Oakley, Inc. reported double-digit sales gains pretty much anyway you slice the data during the second quarter, following up on a strong start to the year and, no doubt, making new expectant parent Luxottica Group quite happy.  The 29.3% top-line growth for the quarter came from 23% organic growth with the remaining 6% coming through the acquisitions of ESS and Bright Eyes. Currency exchange rates buoyed net sales by two percentage points in the quarter.


Overall domestic sales jumped 32.1% to $158.3 million for the quarter from $119.9 million in the year-ago period.  On a conference call with analysts, OO management indicated that Optics provided “strong growth,” while apparel, footwear and accessories posted “good growth.” A strong domestic wholesale gain was driven by “significant double-digit optics growth and a moderate increase in AFA sales.”


U.S. owned-retail operations provided “positive comp store sales growth across the retail platform,” while Oakley retail saw “double-digit comps.” Sunglass Icon realized increasing comps as the quarter wore on, according to the call, with the month of June seeing a double-digit comp and over half of the chain’s Oakley business coming from Polarized styles. The company has opened 54 company-owned stores during the last year, not including the 34 stores added through the acquisition of Bright Eyes. At quarter end, the company operated 275 doors, while another 133 locations were operated by licensees.


Regionally, EMEA saw double-digit optics growth, but flat sales in AFA. Asia-Pacific proved to be the strongest international region for Oakley with double-digit optics and AFA growth. The company’s “Asian fit” eyewear assortment was given as the driver behind sales in the region with the Japan subsidiary posting sunglass sales growth over 20%.


The Optics category saw sales grow 30.9% driven by “significant double-digit increases in sunglasses, prescription eyewear and goggles.”  The Polarized business as a whole was up 38%, while Sport performance optics sales were up 56% in the quarter over the year-ago. However, management was “not satisfied” with the performance at Dragon during the quarter.  Scott Olivet, CEO, said the disappointment with Dragon did not stem from the brand “not growing or going backwards in any way,” but rather that it was a case of a difficult winter causing weak goggle sales paired with back-end integration causing distractions.

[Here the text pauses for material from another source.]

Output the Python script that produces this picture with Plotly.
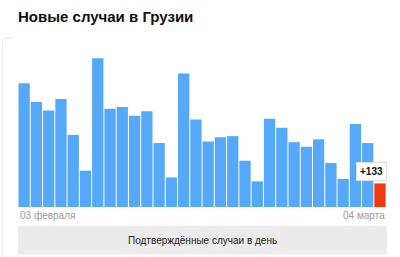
import plotly.graph_objects as go
import pandas as pd

dates = pd.date_range("2021-02-03", "2021-03-04", freq="D").strftime("%Y-%m-%d").tolist()
cases = [699, 592, 545, 609, 407, 205, 840, 554, 565, 515, 541, 361, 167, 754, 494,
         370, 393, 400, 261, 145, 498, 447, 366, 340, 382, 248, 158, 468, 361, 133]
tick_labels = ["03 февраля", "04 марта"]
title = "Новые случаи в Грузии"
button_text = "Подтверждённые случаи в день"

BLUE = "#56a9f8"
RED = "#f23a10"
colors = [BLUE] * (len(cases) - 1) + [RED]

W, H = 400, 257
L, R, T, B = 18.3, 12.7, 50, 49.7
ph = H - T - B
pw = W - L - R

def py(y):  # pixel y -> paper y
    return (H - B - y) / ph

def px(x):
    return (x - L) / pw

fig = go.Figure(go.Bar(x=dates, y=cases, marker=dict(color=colors, line=dict(width=0)),
                       hoverinfo="skip"))

fig.update_layout(
    width=W, height=H,
    margin=dict(l=L, r=R, t=T, b=B),
    paper_bgcolor="white", plot_bgcolor="white",
    bargap=0.08,
    showlegend=False,
    font=dict(family="Liberation Sans, Arial, sans-serif"),
    title=dict(text="<b>" + title + "</b>", x=18 / W, xref="container", xanchor="left",
               y=1 - 17 / H, yref="container", yanchor="middle",
               font=dict(size=15, color="#111111")),
    xaxis=dict(type="category", showticklabels=False, showgrid=False, zeroline=False,
               showline=False, ticks=""),
    yaxis=dict(range=[0, 886], visible=False, showgrid=False, zeroline=False),
)

# tick labels at ends
fig.add_annotation(x=0, xref="paper", y=py(216), yref="paper", text=tick_labels[0],
                   showarrow=False, xanchor="left", yanchor="middle",
                   font=dict(size=10, color="#9a9a9a"))
fig.add_annotation(x=1, xref="paper", y=py(216), yref="paper", text=tick_labels[1],
                   showarrow=False, xanchor="right", yanchor="middle",
                   font=dict(size=10, color="#9a9a9a"))

# value badge on last bar
fig.add_annotation(x=dates[-1], y=cases[-1], xref="x", yref="y",
                   text="<b>+" + str(cases[-1]) + "</b>", showarrow=False,
                   xanchor="right", yanchor="bottom", xshift=7, yshift=2,
                   bgcolor="white", bordercolor="#dddddd", borderwidth=1, borderpad=3,
                   font=dict(size=10, color="#111111"))

# button
fig.add_shape(type="rect", xref="paper", yref="paper", x0=0, x1=1, y0=py(255), y1=py(226),
              fillcolor="#ebebeb", line=dict(width=0), layer="below")
fig.add_annotation(x=0.5, xref="paper", y=py(240.5), yref="paper", text=button_text,
                   showarrow=False, xanchor="center", yanchor="middle",
                   font=dict(size=10, color="#222222"))

# card left border
fig.add_shape(type="line", xref="paper", yref="paper", x0=px(2.5), x1=px(2.5),
              y0=py(257), y1=py(42), line=dict(color="#e6e6e6", width=1))
fig.add_shape(type="path", xref="paper", yref="paper",
              path=f"M {px(2.5)},{py(42)} Q {px(2.5)},{py(38)} {px(7)},{py(38)} L {px(12)},{py(38)}",
              line=dict(color="#e6e6e6", width=1))

fig.write_html("out.html")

Within the 19.6% growth rate in the AFA business, the company saw “each category of apparel and accessories, footwear and watches up double-digits.” The southern hemisphere was highlighted as a leading growth vehicle in the channel with Brazil and Australia called out as key markets. Management was also pleased with the performance in Japan due to golf product designed specifically for the region.


Second quarter net sales of other products, which consist of non-Oakley owned brands sold through the company's multi-branded Bright Eyes, Sunglass Icon and The Optical Shop of Aspen retail stores, increased 31.3% to $19.1 million from $14.6 million during the same period last year.


Looking ahead, the company increased its full year net sales guidance to a range of $930 million to $960 million, or approximately 22% to 26% over 2006 net sales of $762 million, up from previous guidance of sales growth in the 18% to 22% range. The company did not change its 2007 net income guidance of 95 cents to 98 cents per diluted share, but noted that they now include the expected impact of costs related to the company's merger with Luxottica.